The Supreme Court obliged them in spades. It declared that I had irrevocably damaged the country by creating the appearance of a CIA security meltdown and decreed that I be gagged for life — required to submit to agency screeners anything I might write about what I’d learned “as a result of” my government service, whatever that means. The government was also allowed to confiscate every cent I had earned from Decent Interval, including the equivalent of all the taxes I had already paid on those earnings. Profits from any reprints or film rights are also forfeited — forever.

Snepp wrote a further book about the court case: Irreperable Harm: A Firsthand Account of How One Agent Took on the CIA in an Epic Battle Over Free Speech (Random House, NY, 1999). He now works as a television journalist and producer in Los Angeles. His name has become a verb: “to snepp” now means “to pre-clear a sensitive volume for publication”; The echo of the almost homophonous “to snip” must surely have helped this move. It sounds painful. Presumably, he had Irreperable Harm snepped before publication.

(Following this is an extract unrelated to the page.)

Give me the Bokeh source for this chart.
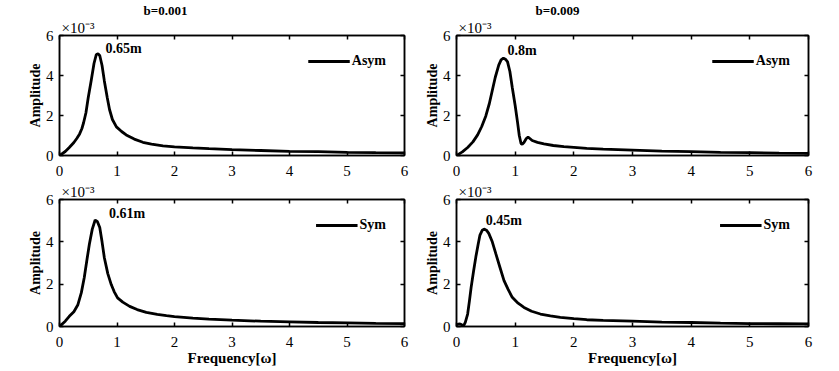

I have argued elsewhere is hard to justify the extent of the private law remedy in Snepp (Edelman; Jerian; McCamus; Rendleman; Note Yale LJ; Roberts: here, here and here; Whatley) – it is difficult to shake the impression that the urge to strip the Snepp of his profits was driven primarily by a visceral distaste for his revelations and only secondarily by doctrine. Moreover, applicable First Amendment principles are very faint in the per curiam, and it is even harder to justify the almost complete failure to consider the First Amendment (Anawalt; Charleson; Cheh; Chimes; Franck & Eisen; Kitrosser; Klein; Medow; Miovski; Orentlicher; Sandler; but cf Amiri; Seng; White). In these respects, it is very similar to the decision of the House of Lords in Attorney General v Blake [2001] 1 AC 268, [2000] UKHL 45 (27 July 2000). Snepp and Blake are a well-matched pair which went overboard on ill-reasoned private law remedies to the detriment of freedom of expression. In both cases, the remedies awarded in those cases, even if justifiable in private law terms, should then have been measured against applicable free speech standards. But this did not happen, probably because, as spies, they were very much the wrong people.